I've seen some people keep things like cherries and ghost shrimp with those dinner plates, and I've seen mixed reviews. USUALLY you want the shrimp in there a few months and to have LOTS of hiding spots!

But I really suggest trying a shrimp only tank if possible since they could always turn into an expensive shrimp cocktail!

-Andrew


----------



## nswhite (Aug 25, 2006)

I have a 10 gal crs tank and I had a small fish in there with the shrimps and I wasnt getting alot of babies so I took out the small fish and then there was an explosion of baby shrimps so I would recommend putting only shrimps in the tank unless you dont care about breeding and stuff. Good luck.


----------



## trenac (Jul 16, 2004)

Most any fish that has a large enough mouth will eat shrimp. You can cut down on the shrimp losses by having a heavily planted tank. But be prepared to lose some shrimp.

As long as you don't plan on selling your shrimp mixing species that intrebreed will be ok, if you don't mind what they look like. I keep Bees, Amano's, Cherry's, Snowball's & Blue shrimp together. I do have some less colorful hybrids from intrebreeding.


----------



## Cassie (May 27, 2006)

if you do mix species that can interbreed, make sure not to pass the shrimp on, unless telling the other person exactly what it is! 

and, to echo what has been said, if the fish has a mouth big enough to fit the shrimp in (baby or adult) it will. I am able to keep adult rcs with dwarf gouramis, but I don't get any babies from that tank, despite it being heavily planted


----------



## howie (Jan 5, 2007)

Unfortunately, I made this post after I put my new Amano shrimps with a large german blue ram. Got home from work to find 1 out of four. Took the Ram out right away. Lucky for me the one leftover is a female with eggs.

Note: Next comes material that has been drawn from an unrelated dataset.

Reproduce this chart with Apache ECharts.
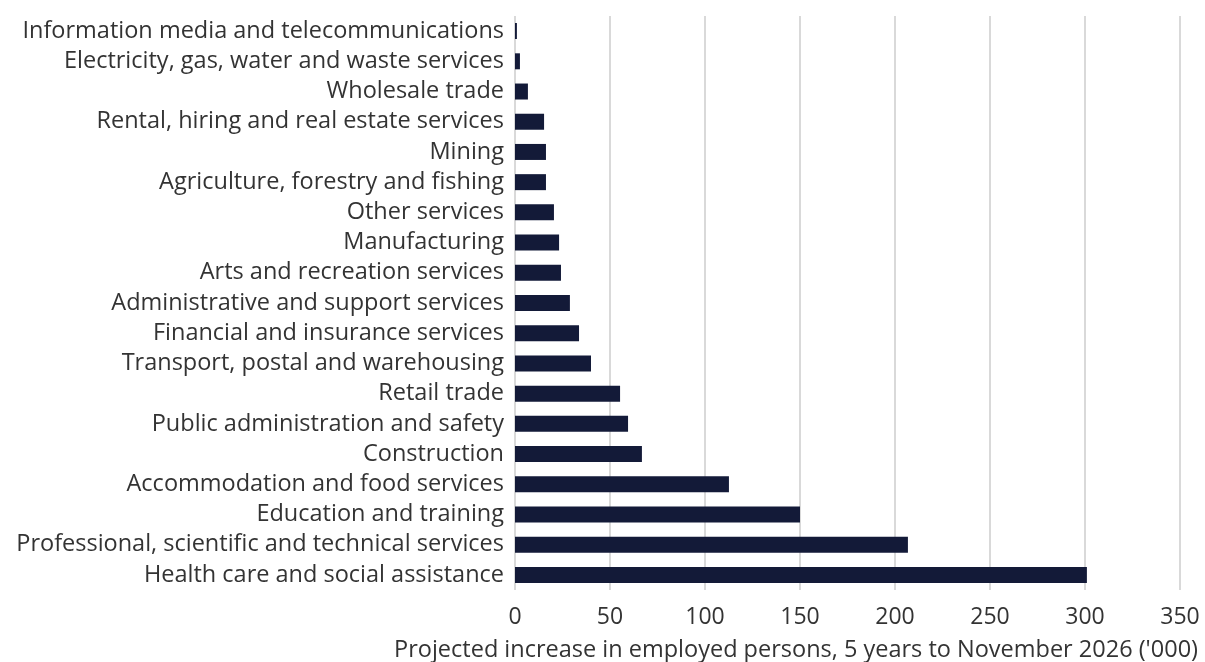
<!DOCTYPE html>
<html>
<head>
<meta charset="utf-8">
<script src="https://cdn.jsdelivr.net/npm/echarts@6/dist/echarts.min.js"></script>
<style>
  html, body { margin: 0; padding: 0; background: #ffffff; }
  #chart { width: 1205px; height: 662px; }
</style>
</head>
<body>
<div id="chart"></div>
<script>
// Industries, listed top to bottom
const industries = [
  "Information media and telecommunications",
  "Electricity, gas, water and waste services",
  "Wholesale trade",
  "Rental, hiring and real estate services",
  "Mining",
  "Agriculture, forestry and fishing",
  "Other services",
  "Manufacturing",
  "Arts and recreation services",
  "Administrative and support services",
  "Financial and insurance services",
  "Transport, postal and warehousing",
  "Retail trade",
  "Public administration and safety",
  "Construction",
  "Accommodation and food services",
  "Education and training",
  "Professional, scientific and technical services",
  "Health care and social assistance"
];

// Projected increase in employed persons ('000)
const increase = [1.0, 2.6, 6.8, 15.3, 16.3, 16.3, 20.5, 23.2, 24.2, 28.9, 33.7, 40.0, 55.3, 59.5, 66.8, 112.6, 150.0, 206.8, 301.0];

const axisTitle = "Projected increase in employed persons, 5 years to November 2026 ('000)";

const FONT = "'Open Sans', 'Noto Sans', sans-serif";
const TEXT = "#333333";

const chart = echarts.init(document.getElementById('chart'), null, { renderer: 'canvas' });
chart.setOption({
  animation: false,
  grid: { left: 515, right: 25, top: 16, bottom: 72, containLabel: false },
  xAxis: {
    type: 'value',
    min: 0, max: 350, interval: 50,
    axisLine: { show: false },
    axisTick: { show: false },
    axisLabel: { color: TEXT, fontFamily: FONT, fontSize: 23, margin: 16 },
    splitLine: { show: true, lineStyle: { color: '#d9d9d9', width: 2 } }
  },
  yAxis: {
    type: 'category',
    data: industries,
    inverse: true,
    axisLine: { show: false },
    axisTick: { show: false },
    axisLabel: { color: TEXT, fontFamily: FONT, fontSize: 23.5, margin: 11, interval: 0 }
  },
  series: [{
    type: 'bar',
    data: increase,
    barWidth: 16,
    itemStyle: { color: '#131a38' }
  }],
  graphic: [{
    type: 'text',
    right: 7,
    top: 638,
    style: { text: axisTitle, fill: TEXT, font: '23.5px ' + FONT }
  }]
});
</script>
</body>
</html>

I have a SAE and 4 pygmy cory in there now. Do you think they will eat the babies?


----------



## argblarg (Aug 10, 2006)

Amano shrimp will not hatch in freshwater, so I would say no because you will have no babies.


----------



## cydric (Nov 1, 2006)

They'll hatch, but not survive.


----------



## howie (Jan 5, 2007)

What kind of water do they hatch in?

Also what kind of filter do you use if you want to breed them?


----------



## trenac (Jul 16, 2004)

It takes brackish water for the larvae to survive... UniQuaria Articles - Breeding the Amano Shrimp - Uniting Aquarists Around The World


----------



## fish newb (May 10, 2006)

cydric said:


> They'll hatch, but not survive.


Excatly. Its really hard to get a good system for breeding amano shrimp, but once you do you'll be all set cash wise for a while... 

-Andrew


----------



## Neon Shrimp (Apr 26, 2006)

> If you're going to try and keep dwarf shrimp with large fish I suspect your fish will enjoy some expensive live snacks.


I agree with this statement! Also, a betta and some other fish will tear a shrimp apart even if it does not fit into its mouth


----------



## jeff63851 (Feb 23, 2005)

Out of all the fish I put in my shrimp tank, the only fish that left my shrimp alone are the Otocinclus and the corydoras. I'm not so sure about other fishes though.


----------